## The task
It is required that the lines from the top of the listing through the line with "fig = plt.figure(figsize=(9.35, 3.94), dpi=100)" be reproduced exactly, excluding pictures.

## Data lines
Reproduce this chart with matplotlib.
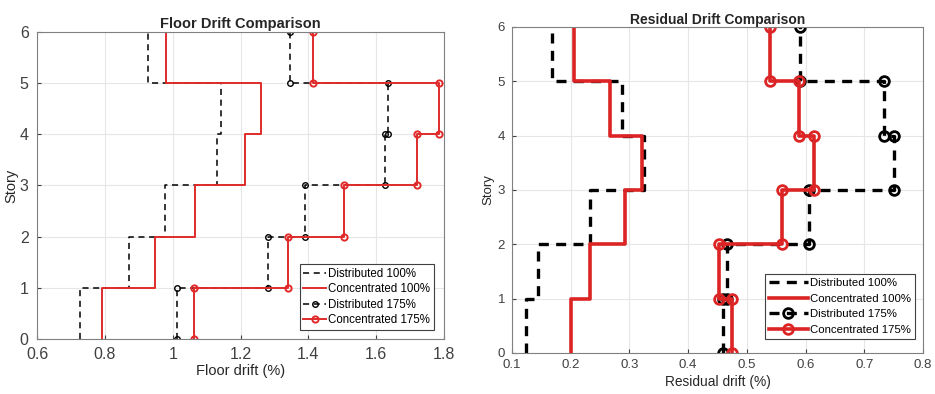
import numpy as np
import matplotlib.pyplot as plt

plt.rcParams['font.family'] = ['Liberation Sans', 'DejaVu Sans']

# story drift values (story 1..6)
stories = [0, 1, 2, 3, 4, 5, 6]

floor_dist_100 = [0.726, 0.871, 0.978, 1.131, 1.143, 0.928]
floor_conc_100 = [0.792, 0.948, 1.065, 1.212, 1.260, 0.981]
floor_dist_175 = [1.013, 1.281, 1.389, 1.626, 1.635, 1.345]
floor_conc_175 = [1.063, 1.340, 1.505, 1.720, 1.785, 1.415]

res_dist_100 = [0.124, 0.145, 0.232, 0.324, 0.287, 0.168]
res_conc_100 = [0.200, 0.233, 0.292, 0.322, 0.267, 0.206]
res_dist_175 = [0.459, 0.466, 0.605, 0.751, 0.733, 0.591]
res_conc_175 = [0.474, 0.453, 0.559, 0.614, 0.588, 0.539]

labels = ['Distributed 100%', 'Concentrated 100%', 'Distributed 175%', 'Concentrated 175%']


def stair(vals):
    # each story drift drawn as a vertical segment between floors
    x = np.repeat(vals, 2)
    y = np.repeat(stories, 2)[1:-1]
    return x, y


red = '#e02a2a'
txt = '#262626'

fig = plt.figure(figsize=(9.35, 3.94), dpi=100)

# ---- left: floor drift ----
ax1 = fig.add_axes([0.0396, 0.1396, 0.4353, 0.7792])
x, y = stair(floor_dist_100)
ax1.plot(x, y, '--', color='k', lw=1.1, dashes=(4, 3), label=labels[0])
x, y = stair(floor_conc_100)
ax1.plot(x, y, '-', color=red, lw=1.4, label=labels[1])
x, y = stair(floor_dist_175)
ax1.plot(x, y, '--', color='k', lw=1.1, dashes=(4, 3), marker='o', ms=4,
         mfc='none', mew=1.0, label=labels[2])
x, y = stair(floor_conc_175)
ax1.plot(x, y, '-', color=red, lw=1.4, marker='o', ms=4.5, mfc='none',
         mew=1.4, label=labels[3])

ax1.set_xlim(0.6, 1.8)
ax1.set_ylim(0, 6)
ax1.set_xticks(np.arange(0.6, 1.81, 0.2))
ax1.set_xticklabels(['0.6', '0.8', '1', '1.2', '1.4', '1.6', '1.8'])
ax1.set_yticks(range(7))
ax1.grid(True, color='#e6e6e6', lw=0.8)
ax1.set_axisbelow(True)
ax1.tick_params(labelsize=11.5, colors='#404040', direction='in', length=3)
ax1.tick_params(axis='x', pad=6)
ax1.tick_params(axis='y', pad=6)
for s in ax1.spines.values():
    s.set_color('#808080')
ax1.set_title('Floor Drift Comparison', fontsize=10.5, fontweight='bold', color=txt, pad=3)
ax1.set_xlabel('Floor drift (%)', fontsize=10.5, color=txt, labelpad=1)
ax1.set_ylabel('Story', fontsize=10.5, color=txt, labelpad=1)
leg = ax1.legend(loc='lower right', fontsize=8.3, handlelength=2.0, handletextpad=0.2,
                 borderpad=0.3, labelspacing=0.3, fancybox=False, framealpha=1,
                 edgecolor='#404040', bbox_to_anchor=(0.975, 0.03), borderaxespad=0)
leg.get_frame().set_linewidth(0.8)

# ---- right: residual drift ----
ax2 = fig.add_axes([0.5476, 0.1041, 0.4396, 0.8274])
x, y = stair(res_dist_100)
ax2.plot(x, y, '--', color='k', lw=2.4, dashes=(3, 2.2), label=labels[0])
x, y = stair(res_conc_100)
ax2.plot(x, y, '-', color='#dc2424', lw=2.6, label=labels[1])
x, y = stair(res_dist_175)
ax2.plot(x, y, '--', color='k', lw=2.4, dashes=(3, 2.2), marker='o', ms=7,
         mfc='none', mew=2.0, label=labels[2])
x, y = stair(res_conc_175)
ax2.plot(x, y, '-', color='#dc2424', lw=2.6, marker='o', ms=7, mfc='none',
         mew=2.0, label=labels[3])

ax2.set_xlim(0.1, 0.8)
ax2.set_ylim(0, 6)
ax2.set_xticks(np.arange(0.1, 0.81, 0.1))
ax2.set_xticklabels(['0.1', '0.2', '0.3', '0.4', '0.5', '0.6', '0.7', '0.8'])
ax2.set_yticks(range(7))
ax2.grid(True, color='#e6e6e6', lw=0.8)
ax2.set_axisbelow(True)
ax2.tick_params(labelsize=9.5, colors='#404040', direction='in', length=3)
ax2.tick_params(axis='x', pad=4)
ax2.tick_params(axis='y', pad=5)
for s in ax2.spines.values():
    s.set_color('#808080')
ax2.set_title('Residual Drift Comparison', fontsize=10, fontweight='bold', color=txt, pad=2)
ax2.set_xlabel('Residual drift (%)', fontsize=9.9, color=txt, labelpad=3)
ax2.set_ylabel('Story', fontsize=9.5, color=txt, labelpad=2)
leg = ax2.legend(loc='lower right', fontsize=8.2, handlelength=3.4, handletextpad=0.2,
                 borderpad=0.35, labelspacing=0.5, fancybox=False, framealpha=1,
                 edgecolor='#404040', bbox_to_anchor=(0.98, 0.043), borderaxespad=0)
leg.get_frame().set_linewidth(0.8)

fig.savefig('out.png', dpi=100)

## Final result
Reproduce this chart with matplotlib.
import numpy as np
import matplotlib.pyplot as plt

plt.rcParams['font.family'] = ['Liberation Sans', 'DejaVu Sans']

# story drift values (story 1..6)
stories = [0, 1, 2, 3, 4, 5, 6]

floor_dist_100 = [0.726, 0.871, 0.978, 1.131, 1.143, 0.928]
floor_conc_100 = [0.792, 0.948, 1.065, 1.212, 1.260, 0.981]
floor_dist_175 = [1.013, 1.281, 1.389, 1.626, 1.635, 1.345]
floor_conc_175 = [1.063, 1.340, 1.505, 1.720, 1.785, 1.415]

res_dist_100 = [0.124, 0.145, 0.232, 0.324, 0.287, 0.168]
res_conc_100 = [0.200, 0.233, 0.292, 0.322, 0.267, 0.206]
res_dist_175 = [0.459, 0.466, 0.605, 0.751, 0.733, 0.591]
res_conc_175 = [0.474, 0.453, 0.559, 0.614, 0.588, 0.539]

labels = ['Distributed 100%', 'Concentrated 100%', 'Distributed 175%', 'Concentrated 175%']


def stair(vals):
    # each story drift drawn as a vertical segment between floors
    x = np.repeat(vals, 2)
    y = np.repeat(stories, 2)[1:-1]
    return x, y


red = '#e02a2a'
txt = '#262626'

fig = plt.figure(figsize=(9.35, 3.94), dpi=100)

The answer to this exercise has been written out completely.